I started to get pretty good with telling when the eruption was coming.  Here's a video of the eruption I managed to take a video of.



The way the ice formed around the geysir was peculiar.  At first I pictured drops of falling water freezing at the ground, but I think more realistic is the steam rising up underneath the snow to melt some of it, leaving behind little towers of ice.



Luis and I became a bit braver around these geysers.  I mean, you'd get burned if you stuck your head right over the geyser and let it erupt into your face, it didn't seem very dangerous at all to just snap a quicky while it was resting.



This little hole wasn't going to erupt at all, but it glowed a shade of blue that was easy to lose yourself in.



Fortunately I didn't dive in all together, but I couldn't resist putting my hand in.  See?  The bandage is still there, which proves it's my hand.  To be fair, Luis stuck his hand in first, so maybe I'm not as brave.  You can see more wishes at the bottom.



Geysir, the king of all geysers.  We waited some time, but it didn't get close to erupting during our visit.  Supposedly it doesn't erupt for years at times.  This must have been one of those years.



While it was not showing many signs of agitation, it was still too steamy to see through.



Unlike most tourists, trolls in Iceland don't complain about the cold.



They have thick shocks of hair and Icelandic flags to stay warm.  When they get too cold, they cuddle together.  And if you're lucky...



...a troll will cuddle you!



On to the final show.  Gulfoss is major eye-candy.



Rainbows frequently arced through the mist above the falls.
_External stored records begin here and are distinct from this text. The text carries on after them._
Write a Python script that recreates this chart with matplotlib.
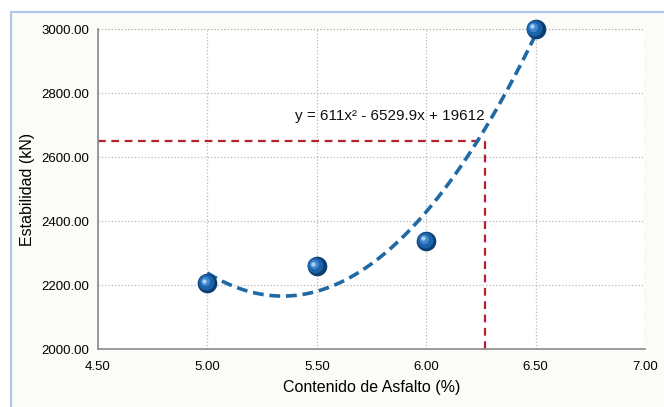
import matplotlib
matplotlib.use("Agg")
import matplotlib.pyplot as plt
from matplotlib.patches import Rectangle
import numpy as np

# data
asfalto = [5.0, 5.5, 6.0, 6.5]
estabilidad = [2205, 2258, 2338, 3000]
trend_coef = [611, -6529.9, 19612]  # y = 611x^2 - 6529.9x + 19612
optimo_x = 6.27
optimo_y = 2650
x_ticks = [4.5, 5.0, 5.5, 6.0, 6.5, 7.0]
y_ticks = [2000, 2200, 2400, 2600, 2800, 3000]

plt.rcParams['font.family'] = ['Liberation Sans', 'DejaVu Sans']

fig = plt.figure(figsize=(6.64, 4.07), dpi=100)
fig.patch.set_facecolor('white')

# light blue frame around the chart area
frame = Rectangle((11 / 664, -0.05), 1.1, 1 - 12 / 407 + 0.05, transform=fig.transFigure,
                  facecolor='#fbfbf7', edgecolor='#b3c7ea', linewidth=1.6, zorder=-1)
fig.add_artist(frame)

ax = fig.add_axes([98 / 664, 58 / 407, 547 / 664, 320 / 407])
ax.set_zorder(2)
ax.set_facecolor('white')

# trend line
xs = np.linspace(asfalto[0], asfalto[-1], 200)
ax.plot(xs, np.polyval(trend_coef, xs), linestyle=(0, (3, 1.6)), color='#1f6aa5',
        linewidth=2.6, zorder=3)

# reference lines
ax.plot([x_ticks[0], optimo_x], [optimo_y, optimo_y], linestyle=(0, (3.5, 2.5)),
        color='#b5222e', linewidth=1.6, zorder=2)
ax.plot([optimo_x, optimo_x], [y_ticks[0], optimo_y], linestyle=(0, (3.5, 2.5)),
        color='#b5222e', linewidth=1.6, zorder=2)

# sphere-like markers: dark base, lighter body, small highlight
ax.scatter(asfalto, estabilidad, s=200, color='#0b3f72', linewidths=0, zorder=4,
           clip_on=False)
ax.scatter([a - 0.006 for a in asfalto], [e + 3 for e in estabilidad], s=130,
           color='#1c62a8', linewidths=0, zorder=5, clip_on=False)
ax.scatter([a - 0.012 for a in asfalto], [e + 7 for e in estabilidad], s=45,
           color='#3f87cf', linewidths=0, zorder=6, clip_on=False)
ax.scatter([a - 0.016 for a in asfalto], [e + 9 for e in estabilidad], s=10,
           color='#a9d1f3', linewidths=0, zorder=7, clip_on=False)

ax.text(5.835, 2727, 'y = 611x² - 6529.9x + 19612', fontsize=11, ha='center',
        va='center', color='#111111', zorder=8)

ax.set_xlim(x_ticks[0], x_ticks[-1])
ax.set_ylim(y_ticks[0], y_ticks[-1])
ax.set_xticks(x_ticks)
ax.set_yticks(y_ticks)
ax.set_xticklabels([f'{v:.2f}' for v in x_ticks], fontsize=9.5)
ax.set_yticklabels([f'{v:.2f}' for v in y_ticks], fontsize=9.5)
ax.tick_params(length=0, pad=6)
ax.tick_params(axis='x', pad=9)
ax.grid(True, linestyle=':', color='#b8b8b8', linewidth=0.9)
ax.set_axisbelow(True)

for side in ['top', 'right']:
    ax.spines[side].set_visible(False)
for side in ['left', 'bottom']:
    ax.spines[side].set_color('#8a8a8a')
    ax.spines[side].set_linewidth(1.2)

# dotted closing lines at the top and right edges
ax.axhline(y_ticks[-1], linestyle=':', color='#b8b8b8', linewidth=0.9, zorder=1)
ax.axvline(x_ticks[-1], linestyle=':', color='#b8b8b8', linewidth=0.9, zorder=1)

ax.set_xlabel('Contenido de Asfalto (%)', fontsize=11.5, labelpad=5)
ax.set_ylabel('Estabilidad (kN)', fontsize=11.5, labelpad=5)

fig.savefig('out.png', dpi=100)
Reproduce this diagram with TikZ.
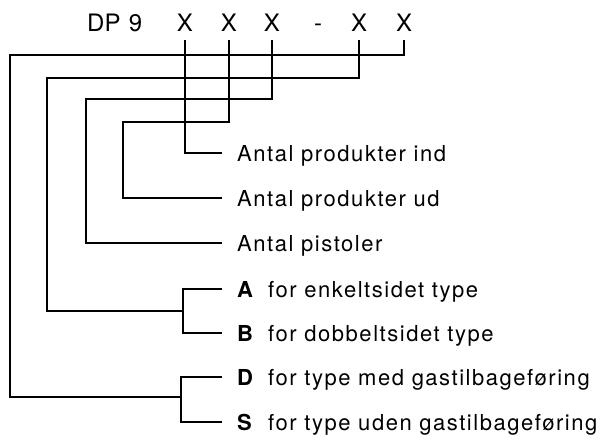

If you drop your camera into the falls, it's a good time to upgrade to one with a handstrap.



A dude wanted his picture taken in front of Gulfoss.  Naturally, he returned the favor, so here's the same spot where I took a picture of him.



The hillside near the falls was covered in cauliflower.



Waterfalls always seem more dramatic than they actually are.  I remember the hurricane deck at Niagara falls.  I saw the loud and scary water and nervously walked towards it.  But it didn't throw me into the air or even sting my skin.  Felt like nothing more than a heavy rainfall.  The real danger of a waterfall is if you end up in the water.  It's very difficult to fight current, and your life would be in grave danger.  This water was very cold too, so I didn't try it.



Rainbows were appearing in different spots as the sun began to set.



It was bedtime for Gulfoss as he pulled his blanket of shadows over him.



A full rainbow halo appeared over the innocent waterfall as it fell into a snoring slumber.